__PROBLEM TO SOLVE__
Retype exactly what appears below from the line containing "Output the Python" down to the line containing "import plotly.graph_objects as go", keeping both end lines. Do not include pictures.

__PROVIDED DATA__

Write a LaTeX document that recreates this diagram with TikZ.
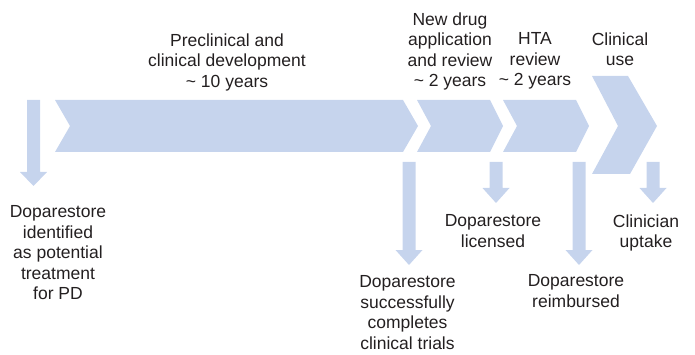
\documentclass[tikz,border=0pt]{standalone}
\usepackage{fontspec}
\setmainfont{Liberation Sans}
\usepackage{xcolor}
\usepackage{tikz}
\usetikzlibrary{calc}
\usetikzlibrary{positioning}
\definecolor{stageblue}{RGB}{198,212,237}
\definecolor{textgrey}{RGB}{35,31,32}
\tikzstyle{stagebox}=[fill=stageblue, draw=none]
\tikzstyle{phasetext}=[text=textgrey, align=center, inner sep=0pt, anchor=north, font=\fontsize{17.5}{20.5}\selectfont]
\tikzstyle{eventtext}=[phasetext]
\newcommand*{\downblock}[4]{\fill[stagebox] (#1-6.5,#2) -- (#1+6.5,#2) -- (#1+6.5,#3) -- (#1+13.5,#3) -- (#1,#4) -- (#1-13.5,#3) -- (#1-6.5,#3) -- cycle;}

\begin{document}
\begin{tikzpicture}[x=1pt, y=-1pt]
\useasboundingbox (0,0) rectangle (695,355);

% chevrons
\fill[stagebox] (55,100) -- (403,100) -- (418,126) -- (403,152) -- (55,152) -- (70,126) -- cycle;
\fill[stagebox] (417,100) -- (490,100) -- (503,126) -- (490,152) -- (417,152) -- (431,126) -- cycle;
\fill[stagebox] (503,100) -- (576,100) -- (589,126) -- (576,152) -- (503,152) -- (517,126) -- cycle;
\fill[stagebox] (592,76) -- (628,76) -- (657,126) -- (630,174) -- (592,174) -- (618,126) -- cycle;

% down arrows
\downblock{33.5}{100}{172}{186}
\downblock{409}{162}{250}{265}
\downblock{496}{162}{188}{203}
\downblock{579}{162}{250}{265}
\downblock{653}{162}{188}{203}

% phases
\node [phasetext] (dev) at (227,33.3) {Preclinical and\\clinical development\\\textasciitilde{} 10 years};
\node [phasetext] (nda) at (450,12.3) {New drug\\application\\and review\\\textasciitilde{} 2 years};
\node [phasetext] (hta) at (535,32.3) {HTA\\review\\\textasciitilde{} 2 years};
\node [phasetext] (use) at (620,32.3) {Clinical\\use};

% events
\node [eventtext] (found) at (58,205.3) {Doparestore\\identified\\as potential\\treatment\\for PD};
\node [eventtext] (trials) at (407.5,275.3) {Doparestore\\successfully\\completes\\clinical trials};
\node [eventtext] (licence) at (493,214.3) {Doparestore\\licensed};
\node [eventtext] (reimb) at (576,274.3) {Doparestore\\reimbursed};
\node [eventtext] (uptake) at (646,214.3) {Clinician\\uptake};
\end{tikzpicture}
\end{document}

==

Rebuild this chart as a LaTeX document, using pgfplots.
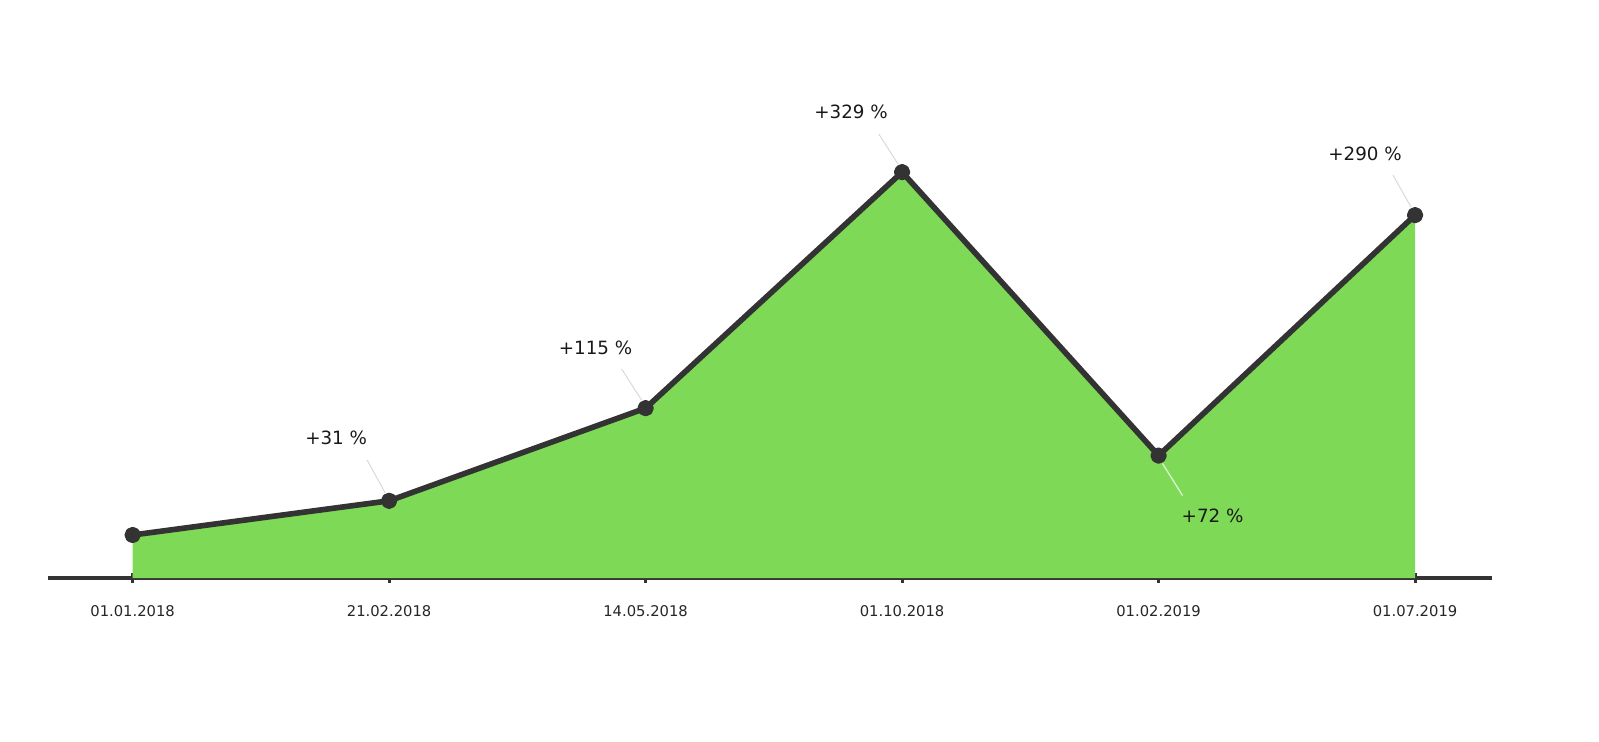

* * *

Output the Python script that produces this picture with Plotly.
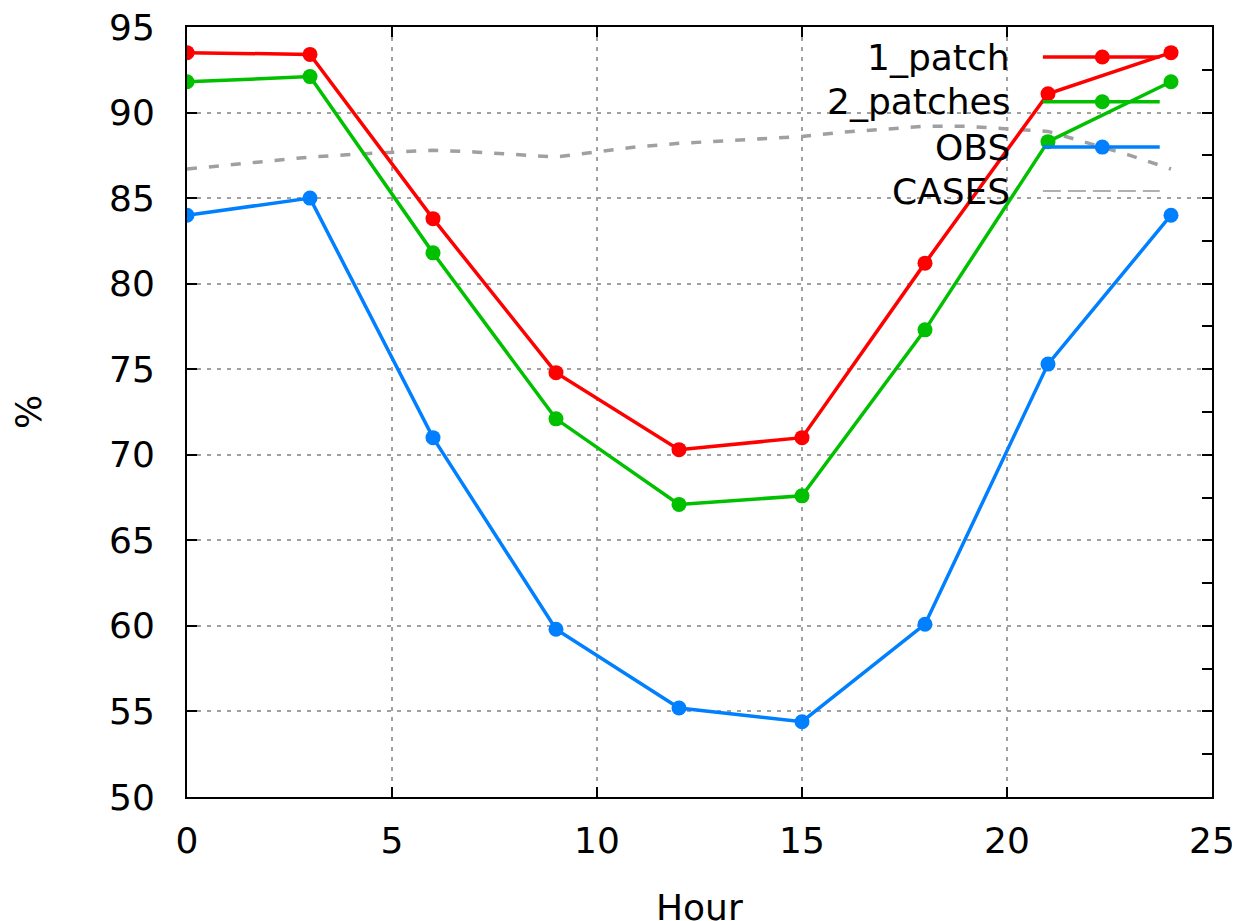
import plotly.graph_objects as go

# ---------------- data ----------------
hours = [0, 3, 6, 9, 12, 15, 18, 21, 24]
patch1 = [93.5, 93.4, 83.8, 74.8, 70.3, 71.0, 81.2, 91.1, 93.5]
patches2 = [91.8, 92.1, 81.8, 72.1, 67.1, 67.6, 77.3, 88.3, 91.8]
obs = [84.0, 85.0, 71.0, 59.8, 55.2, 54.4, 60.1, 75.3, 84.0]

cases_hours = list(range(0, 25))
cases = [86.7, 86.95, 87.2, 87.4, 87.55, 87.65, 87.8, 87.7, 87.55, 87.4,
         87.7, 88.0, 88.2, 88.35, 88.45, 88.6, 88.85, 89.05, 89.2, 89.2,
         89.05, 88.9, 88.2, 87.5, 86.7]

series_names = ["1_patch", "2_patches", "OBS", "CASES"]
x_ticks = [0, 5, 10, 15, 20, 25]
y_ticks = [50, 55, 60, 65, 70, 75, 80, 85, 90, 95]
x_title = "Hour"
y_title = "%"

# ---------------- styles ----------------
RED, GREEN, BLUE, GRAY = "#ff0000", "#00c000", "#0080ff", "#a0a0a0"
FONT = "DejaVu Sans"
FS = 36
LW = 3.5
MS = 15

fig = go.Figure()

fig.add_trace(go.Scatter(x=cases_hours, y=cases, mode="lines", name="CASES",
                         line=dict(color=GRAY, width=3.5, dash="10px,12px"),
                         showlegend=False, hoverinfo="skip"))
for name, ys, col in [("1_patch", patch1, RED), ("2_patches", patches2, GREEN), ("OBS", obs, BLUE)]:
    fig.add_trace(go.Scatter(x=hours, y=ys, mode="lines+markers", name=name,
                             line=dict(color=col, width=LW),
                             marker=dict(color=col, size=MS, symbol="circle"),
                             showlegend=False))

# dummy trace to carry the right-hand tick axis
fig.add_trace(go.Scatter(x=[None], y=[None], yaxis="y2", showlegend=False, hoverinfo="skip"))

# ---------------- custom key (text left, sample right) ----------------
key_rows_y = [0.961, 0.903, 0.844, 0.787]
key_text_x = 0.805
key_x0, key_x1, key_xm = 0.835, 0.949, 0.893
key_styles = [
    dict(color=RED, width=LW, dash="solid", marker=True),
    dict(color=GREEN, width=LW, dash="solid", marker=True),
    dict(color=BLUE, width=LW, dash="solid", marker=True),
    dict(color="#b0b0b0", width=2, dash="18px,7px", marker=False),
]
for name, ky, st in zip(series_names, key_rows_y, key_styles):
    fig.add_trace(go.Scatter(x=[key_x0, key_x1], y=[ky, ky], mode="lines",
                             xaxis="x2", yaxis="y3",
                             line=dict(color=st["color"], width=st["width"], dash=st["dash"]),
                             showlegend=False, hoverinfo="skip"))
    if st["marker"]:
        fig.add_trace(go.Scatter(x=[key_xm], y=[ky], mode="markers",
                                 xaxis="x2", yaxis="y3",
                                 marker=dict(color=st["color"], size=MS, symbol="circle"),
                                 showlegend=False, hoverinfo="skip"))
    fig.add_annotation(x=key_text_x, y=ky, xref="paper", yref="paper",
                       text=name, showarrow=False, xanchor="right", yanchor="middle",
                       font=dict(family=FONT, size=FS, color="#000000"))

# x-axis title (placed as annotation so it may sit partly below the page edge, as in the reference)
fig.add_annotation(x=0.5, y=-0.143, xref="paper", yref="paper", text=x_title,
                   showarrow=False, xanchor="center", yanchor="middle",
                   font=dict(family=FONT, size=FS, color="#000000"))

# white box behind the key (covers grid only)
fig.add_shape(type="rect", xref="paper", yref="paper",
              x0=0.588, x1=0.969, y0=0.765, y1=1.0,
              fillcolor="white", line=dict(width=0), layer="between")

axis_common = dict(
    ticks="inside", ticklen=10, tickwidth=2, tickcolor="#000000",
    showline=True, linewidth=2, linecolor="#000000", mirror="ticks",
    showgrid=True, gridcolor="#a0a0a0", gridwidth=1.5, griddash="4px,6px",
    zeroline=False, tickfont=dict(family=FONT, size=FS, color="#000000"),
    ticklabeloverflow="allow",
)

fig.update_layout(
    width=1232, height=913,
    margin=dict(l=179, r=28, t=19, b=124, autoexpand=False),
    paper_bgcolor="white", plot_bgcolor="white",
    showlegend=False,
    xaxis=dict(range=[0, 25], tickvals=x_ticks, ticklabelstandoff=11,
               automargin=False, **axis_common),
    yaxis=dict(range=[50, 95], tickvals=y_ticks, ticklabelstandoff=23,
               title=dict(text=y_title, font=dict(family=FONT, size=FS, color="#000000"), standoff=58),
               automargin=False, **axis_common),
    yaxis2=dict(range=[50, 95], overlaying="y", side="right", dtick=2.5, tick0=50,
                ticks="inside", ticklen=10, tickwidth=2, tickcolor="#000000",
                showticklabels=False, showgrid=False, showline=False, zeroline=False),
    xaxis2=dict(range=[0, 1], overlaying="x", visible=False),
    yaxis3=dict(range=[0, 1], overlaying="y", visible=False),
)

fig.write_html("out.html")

__RESPONSE TO THE TASK__
Output the Python script that produces this picture with Plotly.
import plotly.graph_objects as go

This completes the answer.